However, it adds that it is possible to carry out sentiment analysis in different instruments for assessing 
university student satisfaction, allowing an efficient allocation of resources to programs or faculties within 
educational institutions [33]. Sentiment analysis through natural language processing is relevant since it 
allows to express evaluations about satisfaction linked to a product or service provided, being possible to 
obtain data to process from social networks [20]. However, performing sentiment analysis through any social 
network implies the use of techniques for data pre-processing, which in principle can be used the specific 
technique of Twitter or the traditional processing technique, in this regard, making an analysis on the 
performance of these pre-processing techniques, it was obtained that the results of the analysis in relation to 
precision, establish that both techniques have viable results, in the treatment of data, while in specific stages 
such as tokenization, labeling and elimination of empty words, in this sense, the specific techniques of 
Twitter show significant advantages [34]. 


3. METHOD 
3.1. Research level and study unit 

The research is of a non-experimental level, because no action is carried out on the students, which 
generates some type of alteration or modification of their comments made through the social network Twitter 
regarding satisfaction with the teaching performance. In this sense, the data is treated in its natural condition. 
In addition, the data will be collected weekly in each class session. The research work takes as a unit of 
analysis the comments or opinions expressed on the social network Twitter by the students enrolled in the 
course of automatic process control, of the professional school of mechanical and electrical engineering of 
the National Technological University of South Lima (UNTELS). 

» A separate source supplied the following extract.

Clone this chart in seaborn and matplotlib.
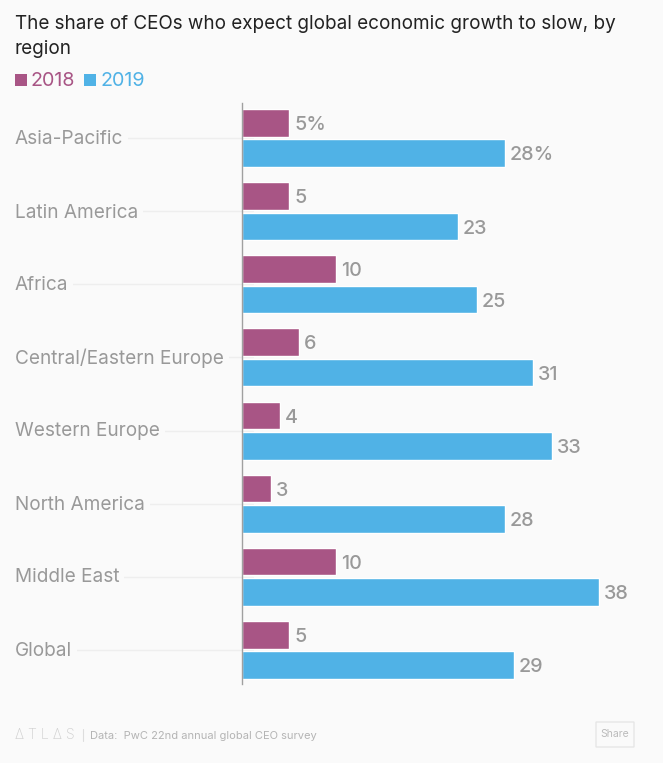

3.2. Description of the collected data 

The sentiment analysis and text mining is developed under the Python programming language, 
through the JupyterLab environment, which will show the metrics of the Twitter account regarding the 
comments or opinions (tweets) made in each class session during the virtual learning environment. The 
acquisition of the data takes a period of 5 weeks, and is comprised from week 9 to week 13, with the purpose 
of obtaining a first result and then applying this model to the analysis of the 16 weeks of class that comprise a 
cycle academic. It should be noted that the total impressions obtained in the 5 weeks of data acquisition were 
455, and the number of interactions or comments represented by "tweets" were 220. Figure 1 shows the code 
developed in Python. 


df2=pd.read_csv("tweet_activity_metrics_process_control.csv") 


df2.head() 


Figure 1. Code developed in Python to obtain tweet metrics 


As a result of the execution of the code shown, the information of the “tweet id” is obtained, which 
represents the identification code of the tweets generated by each class session. Another important aspect to 
highlight in the data collection is the evaluation of the "impressions" and "interactions" whose rate of 
impressions during week 9 to week 13, were 0.529 and 0.433, respectively; evidencing on average a 50% 
relationship between the visits that the account had and the participation in the comments; it is also evident 
that the participation of students with their comments on the Twitter account was 100%, since the number of 
students enrolled in the automatic process control subject was 25. Figure 2 shows the metrics of tweets 
generated during the data collection period.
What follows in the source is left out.